▶ [Data excerpt]:
"""
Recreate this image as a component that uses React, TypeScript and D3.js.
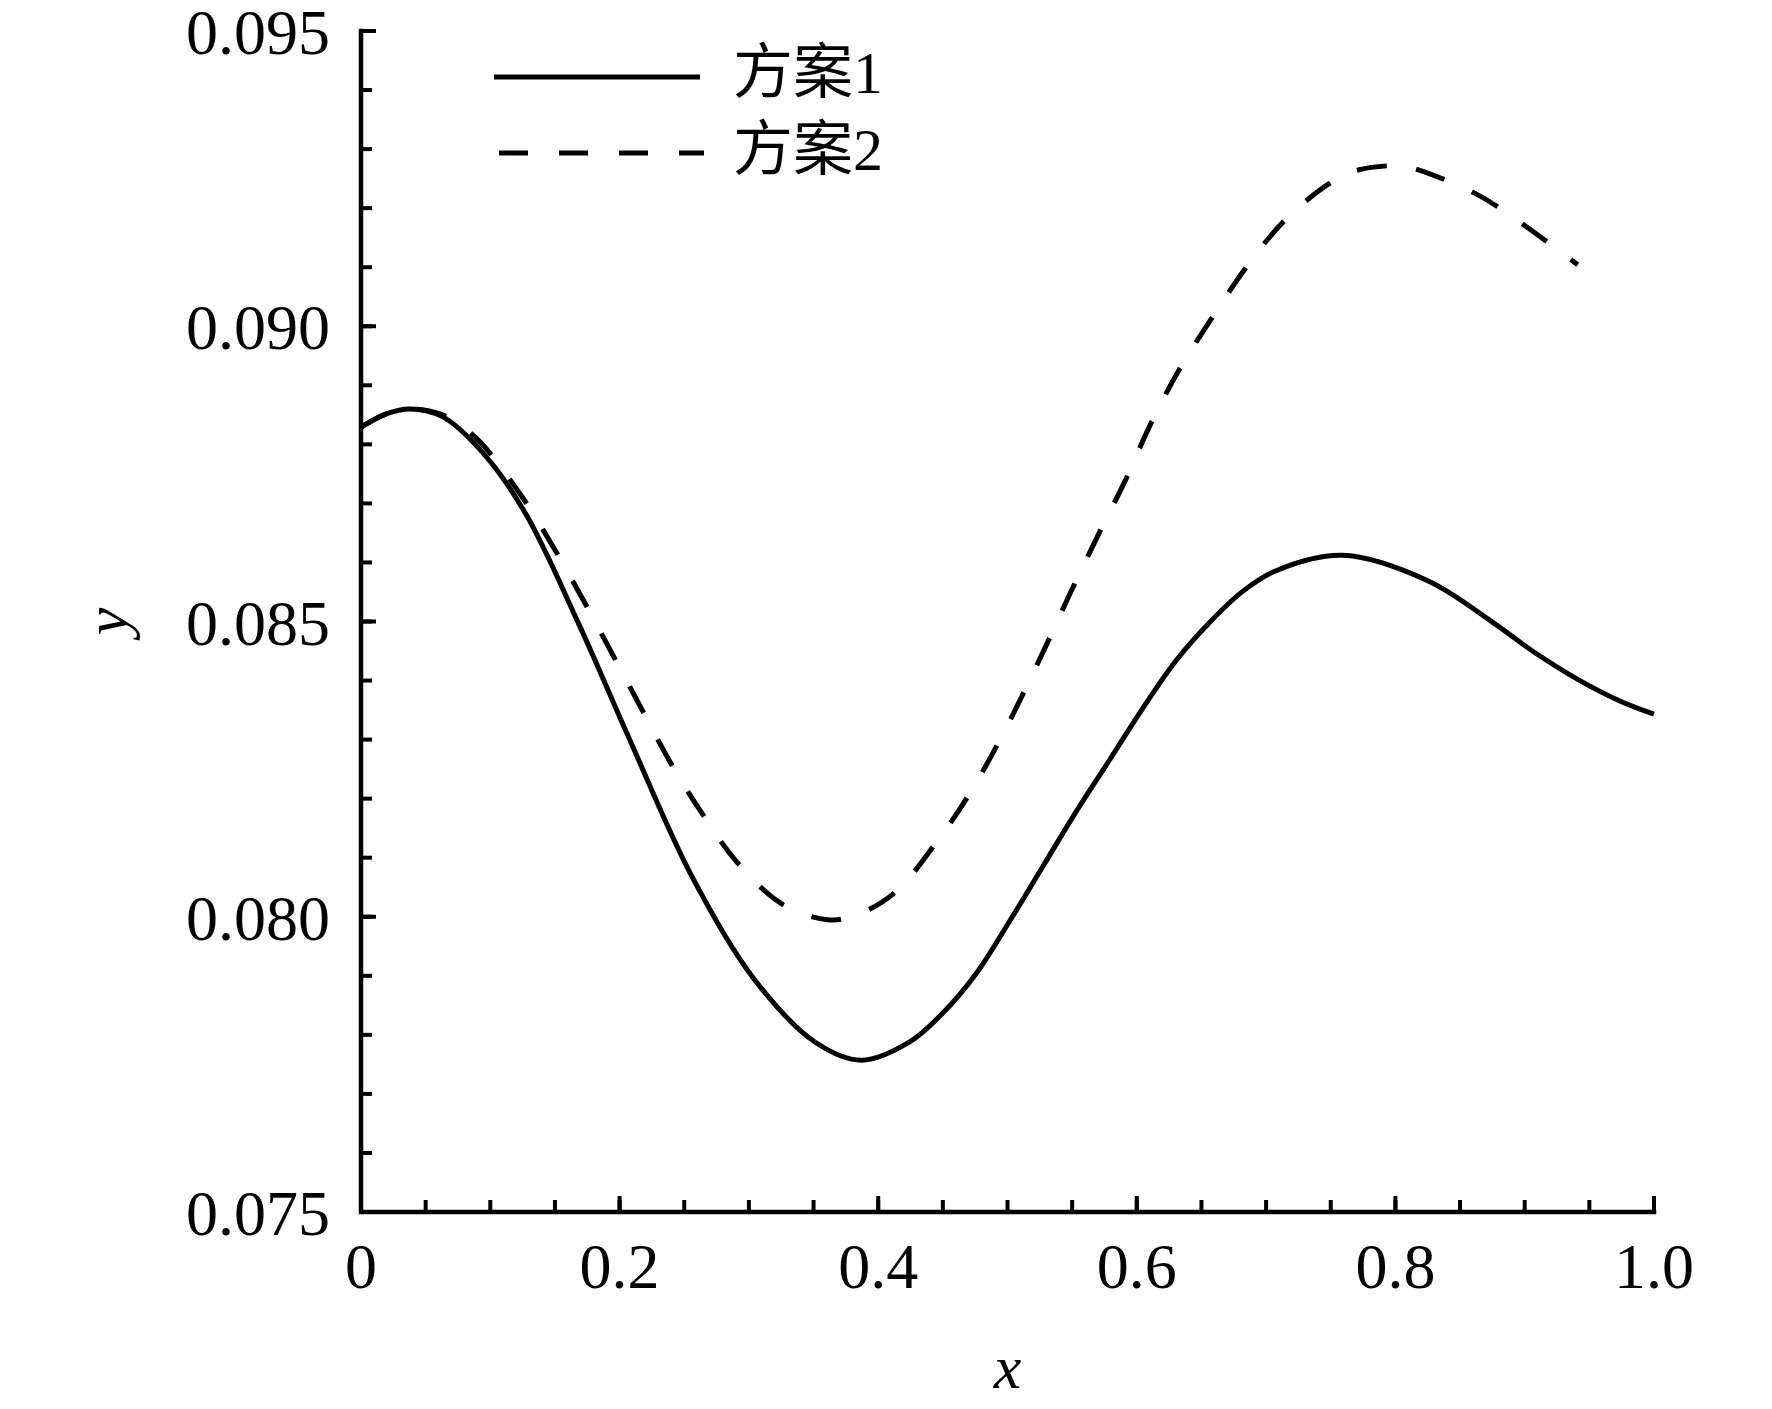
import * as d3 from "d3";
import React from "react";

// values
const xs1 = [0, 0.02, 0.038, 0.063, 0.095, 0.1275, 0.169, 0.207, 0.2555, 0.3035, 0.3516, 0.387, 0.4243, 0.45, 0.4758, 0.5015, 0.5273, 0.5531, 0.5788, 0.6046, 0.6304, 0.6561, 0.6819, 0.7077, 0.759, 0.825, 0.875, 0.908, 0.941, 0.974, 1.0];
const ys1 = [0.08829, 0.08852, 0.0886, 0.08847, 0.08784, 0.08682, 0.08493, 0.08304, 0.0807, 0.07896, 0.07787, 0.07757, 0.07788, 0.07837, 0.07904, 0.07992, 0.08085, 0.08178, 0.08265, 0.08353, 0.08434, 0.08498, 0.08551, 0.08586, 0.08612, 0.08569, 0.08499, 0.08447, 0.08402, 0.08365, 0.08343];

const xs2 = [0, 0.02, 0.038, 0.063, 0.0889, 0.124, 0.1498, 0.1722, 0.1946, 0.217, 0.2396, 0.2635, 0.2906, 0.326, 0.361, 0.3818, 0.4124, 0.444, 0.47, 0.4938, 0.5104, 0.53, 0.55, 0.57, 0.5916, 0.611, 0.633, 0.659, 0.686, 0.7156, 0.752, 0.772, 0.797, 0.808, 0.8616, 0.901, 0.941];
const ys2 = [0.08829, 0.08852, 0.0886, 0.0885, 0.08811, 0.08713, 0.08622, 0.08535, 0.08444, 0.08352, 0.0826, 0.08176, 0.08093, 0.08021, 0.07995, 0.08002, 0.0804, 0.08123, 0.08206, 0.08298, 0.0837, 0.0846, 0.08555, 0.08646, 0.08741, 0.08836, 0.08927, 0.09017, 0.09104, 0.09182, 0.09246, 0.09265, 0.09272, 0.09271, 0.09225, 0.09169, 0.09104];

const seriesNames = ["方案1", "方案2"];
const xTickLabels = ["0", "0.2", "0.4", "0.6", "0.8", "1.0"];
const yTickLabels = ["0.075", "0.080", "0.085", "0.090", "0.095"];

const W = 1772, H = 1409;
const left = 361, right = 1654, top = 31, bottom = 1212;
const font = "'Liberation Serif', 'Times New Roman', 'Noto Sans CJK SC', serif";

export default function App() {
    const x = d3.scaleLinear().domain([0, 1]).range([left, right]);
    const y = d3.scaleLinear().domain([0.075, 0.095]).range([bottom, top]);

    const line = d3.line<[number, number]>().x(d => x(d[0])).y(d => y(d[1])).curve(d3.curveCatmullRom.alpha(0.5));
    const s1 = xs1.map((v, i) => [v, ys1[i]] as [number, number]);
    const s2 = xs2.map((v, i) => [v, ys2[i]] as [number, number]);

    const xMajor = d3.range(0, 1.0001, 0.2);
    const xMinor = d3.range(0, 1.0001, 0.05);
    const yMajor = d3.range(0.075, 0.09501, 0.005);
    const yMinor = d3.range(0.075, 0.09501, 0.001);

    return (
        <svg width={W} height={H} viewBox={`0 0 ${W} ${H}`} style={{ position: "absolute", left: 0, top: 0, background: "#fff" }} fontFamily={font}>
            {/* ticks */}
            {xMinor.map((t, i) => (<line key={"xm" + i} x1={x(t)} x2={x(t)} y1={bottom} y2={bottom - 12} stroke="#000" strokeWidth={4} />))}
            {xMajor.map((t, i) => (<line key={"xM" + i} x1={x(t)} x2={x(t)} y1={bottom} y2={bottom - 16} stroke="#000" strokeWidth={4} />))}
            {yMinor.map((t, i) => (<line key={"ym" + i} x1={left} x2={left + 11} y1={y(t)} y2={y(t)} stroke="#000" strokeWidth={4} />))}
            {yMajor.map((t, i) => (<line key={"yM" + i} x1={left} x2={left + 15} y1={y(t)} y2={y(t)} stroke="#000" strokeWidth={4} />))}
            <path d={`M${left},${top}V${bottom}H${right}`} fill="none" stroke="#000" strokeWidth={4.5} strokeLinejoin="miter" strokeLinecap="square" />

            {/* tick labels */}
            {xMajor.map((t, i) => (<text key={"xl" + i} x={x(t)} y={bottom + 76} textAnchor="middle" fontSize={64}>{xTickLabels[i]}</text>))}
            {yMajor.map((t, i) => (<text key={"yl" + i} x={left - 31} y={y(t) + 23} textAnchor="end" fontSize={64}>{yTickLabels[i]}</text>))}

            {/* axis titles */}
            <text x={(left + right) / 2} y={1388} textAnchor="middle" fontSize={62} fontStyle="italic">x</text>
            <text transform={`translate(127,${y(0.085)}) rotate(-90)`} textAnchor="middle" fontSize={62} fontStyle="italic">y</text>

            {/* curves */}
            <path d={line(s1)!} fill="none" stroke="#000" strokeWidth={5} />
            <path d={line(s2)!} fill="none" stroke="#000" strokeWidth={5} strokeDasharray="30,30" />

            {/* legend */}
            <g>
                <line x1={494} x2={700} y1={77} y2={77} stroke="#000" strokeWidth={5} />
                <text x={733} y={93} fontSize={60}>{seriesNames[0]}</text>
                <line x1={499} x2={704} y1={153} y2={153} stroke="#000" strokeWidth={5} strokeDasharray="29,31" />
                <text x={733} y={170} fontSize={60}>{seriesNames[1]}</text>
            </g>
        </svg>
    );
}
"""
▶ [Exercise objective]: Go from the first line of the listing to the line holding "0.08402, 0.08365, 0.08343];" and, please, transcribe those lines exactly, both included, with no pictures.

▶ [Exercise response]:
Recreate this image as a component that uses React, TypeScript and D3.js.
import * as d3 from "d3";
import React from "react";

// values
const xs1 = [0, 0.02, 0.038, 0.063, 0.095, 0.1275, 0.169, 0.207, 0.2555, 0.3035, 0.3516, 0.387, 0.4243, 0.45, 0.4758, 0.5015, 0.5273, 0.5531, 0.5788, 0.6046, 0.6304, 0.6561, 0.6819, 0.7077, 0.759, 0.825, 0.875, 0.908, 0.941, 0.974, 1.0];
const ys1 = [0.08829, 0.08852, 0.0886, 0.08847, 0.08784, 0.08682, 0.08493, 0.08304, 0.0807, 0.07896, 0.07787, 0.07757, 0.07788, 0.07837, 0.07904, 0.07992, 0.08085, 0.08178, 0.08265, 0.08353, 0.08434, 0.08498, 0.08551, 0.08586, 0.08612, 0.08569, 0.08499, 0.08447, 0.08402, 0.08365, 0.08343];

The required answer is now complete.